One of the leading figures in contemporary architectural thought today, Pallasmaa "makes a consistent argument for the role of human experience in design, and explores how architecture can create opportunities for mindfulness, presence and connection," said Thomas Leslie, ISU Pickard Chilton Professor in Architecture.
"Pallasmaa argues against the idea of architecture as spectacle or as commodity, instead following the leads of figures like Alvar Aalto, whose work reminds us just how rich an experience of genuine engagement can be. Pallasmaa's writing connects philosophy, design and cognition, expanding our view of what design is and what it should be," Leslie said.
About the speaker
Pallasmaa's architectural practice spans projects in urban design, building design, and exhibition, product and graphic design. His built works can be found in Finland, France, Slovenia, Russia, Ethiopia, China and the United States, where his design for the Arrival Plaza at the Cranbrook Academy greets each visitor to the historic campus.
Awards for his architectural work include the 2014 Architecture Theory Prize from the Schelling Architecture Foundation, the 2009 Arnold W. Brunner Memorial Prize in Architecture from the American Academy of Arts and Letters, the Finnish State Architecture Award, the Helsinki City Culture Award, the Fritz Schumacher Prize and the Russian Federation of Architecture Award.
From 1991-98, Pallasmaa was dean and professor of architecture at the School of Architecture, Helsinki University of Technology, Finland.
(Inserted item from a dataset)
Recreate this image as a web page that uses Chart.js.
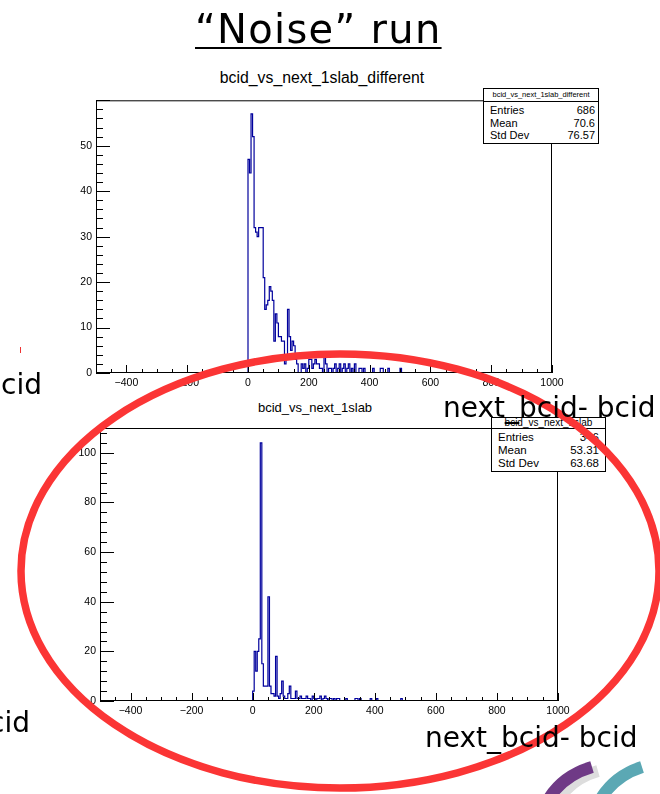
<!DOCTYPE html>
<html>
<head>
<meta charset="utf-8">
<script src="https://cdn.jsdelivr.net/npm/chart.js@4.4.1/dist/chart.umd.min.js"></script>
<style>
  html, body { margin: 0; padding: 0; background: #fff; }
  body { width: 660px; height: 794px; position: relative; overflow: hidden; font-family: "Liberation Sans", Arial, sans-serif; }
  canvas { position: absolute; }
  .slide { position: absolute; font-family: "DejaVu Sans", sans-serif; color: #000; white-space: nowrap; line-height: 1; }
  .htitle { position: absolute; white-space: nowrap; color: #000; line-height: 1; transform: translateX(-50%); }
  .stats { position: absolute; background: #fff; border: 1px solid #000; box-sizing: border-box; color: #000; }
  .stats .st { text-align: center; border-bottom: 1px solid #000; white-space: nowrap; overflow: hidden; }
  .stats .row { display: flex; justify-content: space-between; }
</style>
</head>
<body>

<canvas id="topChart" width="560" height="310" style="left:40px;top:90px"></canvas>
<canvas id="bottomChart" width="560" height="315" style="left:40px;top:415px"></canvas>

<div class="htitle" style="left:322px;top:70px;font-size:15.8px">bcid_vs_next_1slab_different</div>
<div class="htitle" style="left:315px;top:401px;font-size:13px">bcid_vs_next_1slab</div>

<div class="stats" style="left:483px;top:88px;width:116px;height:56px">
  <div class="st" style="font-size:7.5px;height:12px;line-height:12px">bcid_vs_next_1slab_different</div>
  <div style="padding:2px 3px 0 6px;font-size:11px;line-height:12.5px">
    <div class="row"><span>Entries</span><span>686</span></div>
    <div class="row"><span>Mean</span><span>70.6</span></div>
    <div class="row"><span>Std Dev</span><span>76.57</span></div>
  </div>
</div>

<div class="stats" style="left:491px;top:417px;width:115px;height:55px">
  <div class="st" style="font-size:10px;height:10px;line-height:10px">bcid_vs_next_1slab</div>
  <div style="padding:2px 6px 0 6px;font-size:11.5px;line-height:13px">
    <div class="row"><span>Entries</span><span>346</span></div>
    <div class="row"><span>Mean</span><span>53.31</span></div>
    <div class="row"><span>Std Dev</span><span>63.68</span></div>
  </div>
</div>

<svg width="660" height="794" style="position:absolute;left:0;top:0">
  <ellipse cx="340" cy="571" rx="319" ry="217" fill="none" stroke="#fb3535" stroke-width="7.5"/>
  <line x1="20.5" y1="347" x2="20.5" y2="353" stroke="#e33" stroke-width="1"/>
  <path d="M552 800 Q566 776 594 768" stroke="#ddd" stroke-width="12" fill="none" transform="translate(4,3)"/>
  <path d="M548 800 Q562 776 592 767" stroke="#6f3a86" stroke-width="12" fill="none"/>
  <path d="M600 800 Q614 776 642 767" stroke="#5ba8b4" stroke-width="12" fill="none"/>
</svg>

<div class="slide" style="left:195px;top:9px;font-size:40px;letter-spacing:1.3px;text-decoration:underline;text-decoration-thickness:2px;text-underline-offset:4px">“Noise” run</div>
<div class="slide" style="left:1px;top:371px;font-size:28px">cid</div>
<div class="slide" style="left:443px;top:394px;font-size:28px">next_bcid- bcid</div>
<div class="slide" style="left:-11px;top:709px;font-size:28px">cid</div>
<div class="slide" style="left:425px;top:724px;font-size:28px">next_bcid- bcid</div>

<script>
// bin width of both histograms (x units)
const binWidth = 5;
const xTickLabels = [-400, -200, 0, 200, 400, 600, 800, 1000];
const topYTicks = [0, 10, 20, 30, 40, 50];
const bottomYTicks = [0, 20, 40, 60, 80, 100];

// counts per bin, starting at x = 0
const topCounts = [
  47, 44, 57, 52, 32, 31, 30, 32, 32, 32,
  21, 14, 15, 16, 19, 18, 16, 7, 13, 11,
  8, 8, 7, 7, 2, 4, 14, 8, 5, 7,
  6, 3, 2, 0, 0, 2, 1, 2, 0, 1,
  3, 3, 1, 2, 3, 2, 2, 1, 1, 0,
  4, 2, 0, 1, 1, 0, 1, 2, 0, 1,
  2, 0, 1, 2, 0, 1, 2, 0, 1, 0,
  2, 0, 0, 1, 1, 0, 1, 0, 0, 0,
  0, 0, 1, 0, 0, 0, 0, 1, 1, 0,
  0, 0, 1, 0, 0, 0, 0, 0, 0, 0,
  1
];
const bottomCounts = [
  4, 20, 12, 20, 25, 104, 15, 6, 6, 6,
  42, 6, 3, 3, 2, 18, 2, 1, 3, 8,
  2, 1, 1, 3, 6, 1, 1, 1, 4, 1,
  1, 2, 1, 1, 1, 2, 1, 1, 0, 2,
  1, 0, 1, 1, 2, 0, 1, 2, 1, 0,
  1, 1, 0, 1, 0, 1, 1, 0, 0, 0,
  0, 1, 0, 0, 0, 0, 0, 1, 1, 0,
  1, 0, 0, 0, 0, 0, 0, 1, 0, 0,
  0, 1, 0, 0, 0, 0, 0, 0, 0, 0,
  0, 0, 0, 0, 0, 0, 0, 1
];

// ROOT style frame + inward ticks
const rootFrame = {
  id: 'rootFrame',
  afterDatasetsDraw(chart, args, opts) {
    const { ctx, chartArea: a, scales: { x, y } } = chart;
    ctx.save();
    ctx.strokeStyle = '#000';
    ctx.lineWidth = 1;
    ctx.strokeRect(a.left + 0.5, a.top + 0.5, a.right - a.left - 1, a.bottom - a.top - 1);
    ctx.beginPath();
    for (let v = -450; v <= 1000; v += 50) {
      const px = Math.round(x.getPixelForValue(v)) + 0.5;
      const len = v % 200 === 0 ? 8 : 4;
      ctx.moveTo(px, a.bottom);
      ctx.lineTo(px, a.bottom - len);
    }
    for (let v = 0; v <= y.max; v += opts.yMinor) {
      const py = Math.round(y.getPixelForValue(v)) + 0.5;
      const len = v % opts.yMajor === 0 ? 14 : 7;
      ctx.moveTo(a.left, py);
      ctx.lineTo(a.left + len, py);
    }
    ctx.stroke();
    ctx.restore();
  }
};

function histChart(id, counts, yMax, yTicks, yMajor, yMinor, pad, yWidth, xHeight) {
  const points = [{ x: 0, y: 0 }];
  counts.forEach((c, i) => points.push({ x: i * binWidth, y: c }));
  points.push({ x: counts.length * binWidth, y: 0 });

  const tickFont = { family: 'Liberation Sans', size: 10.5 };
  return new Chart(document.getElementById(id), {
    type: 'line',
    data: {
      datasets: [{
        data: points,
        borderColor: '#00009c',
        borderWidth: 1.2,
        pointRadius: 0,
        stepped: true,
        fill: false
      }]
    },
    options: {
      responsive: false,
      animation: false,
      events: [],
      layout: { padding: pad },
      plugins: {
        legend: { display: false },
        tooltip: { enabled: false },
        rootFrame: { yMajor: yMajor, yMinor: yMinor }
      },
      scales: {
        x: {
          type: 'linear', min: -500, max: 1000,
          grid: { display: false, drawTicks: false },
          border: { display: false },
          afterBuildTicks: s => { s.ticks = xTickLabels.map(v => ({ value: v })); },
          afterFit: s => { s.height = xHeight; },
          ticks: {
            padding: 4, color: '#000', font: tickFont, maxRotation: 0, autoSkip: false,
            callback: v => String(v).replace('-', '\u2212')
          }
        },
        y: {
          type: 'linear', min: 0, max: yMax,
          grid: { display: false, drawTicks: false },
          border: { display: false },
          afterBuildTicks: s => { s.ticks = yTicks.map(v => ({ value: v })); },
          afterFit: s => { s.width = yWidth; },
          ticks: { padding: 4, color: '#000', font: tickFont, autoSkip: false }
        }
      }
    },
    plugins: [rootFrame]
  });
}

histChart('topChart', topCounts, 60, topYTicks, 10, 2, { top: 10, right: 48, left: 0, bottom: 0 }, 56, 27);
histChart('bottomChart', bottomCounts, 110, bottomYTicks, 20, 4, { top: 13, right: 42, left: 0, bottom: 0 }, 60, 29);
</script>
</body>
</html>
He previously served as rector of the Helsinki University of Applied Arts and professor of architecture at Haile Selassie I University, Ethiopia.
He has held visiting chairs of architecture at institutions in the Americas and Europe, including the University of Virginia, Catholic University of America and Yale University. In spring 2010 Pallasmaa was an Imagine Fund Distinguished Visiting Chair at the Institute for Advanced Study at the University of Minnesota and from 2001-03, he was the Raymond E. Maritz Visiting Professor of Architecture at Washington University in St. Louis. Since 2008, he has served on the jury for the Pritzker Prize for Architecture.
Pallasmaa is an Honorary Fellow of the American Institute of Architects and an Honorary Member of the Royal Institute of British Architects. He was named an Academician of the International Academy of Architecture in 2012.
Throughout the 1970s and '80s, Pallasmaa served as director of exhibitions and then as director overall of the Museum of Finnish Architecture, and further as state artist professor. In these roles, he organized, curated and designed numerous exhibitions of Finnish architecture, planning and the visual arts for national and international display, along with accompanying exhibition catalogs. Notable among these are The Language of Wood (1987) and Animal Architecture (1995).
Pallasmaa is the author and editor of numerous books, including Mind in Architecture: Neuroscience, Embodiment and the Future of Design (with Sarah Robinson, 2015), The Embodied Image: Imagination and Imagery in Architecture (2011), The Thinking Hand (2009), Encounters: Architectural Essays (2006), The Aalto House (2003), Juhani Pallasmaa: Sensuous Minimalism (2002), The Architecture of Image (2001), The Villa Mairea (1998), The Eyes of the Skin: Architecture and the Senses (1996) and The Melnikov House (1996).
The Eyes of the Skin, in particular, has become part of the canon of architectural theory; a third edition was published in 2012. Pallasmaa received the 1999 International Union of Architects' Jean Tschumi Prize for architectural criticism.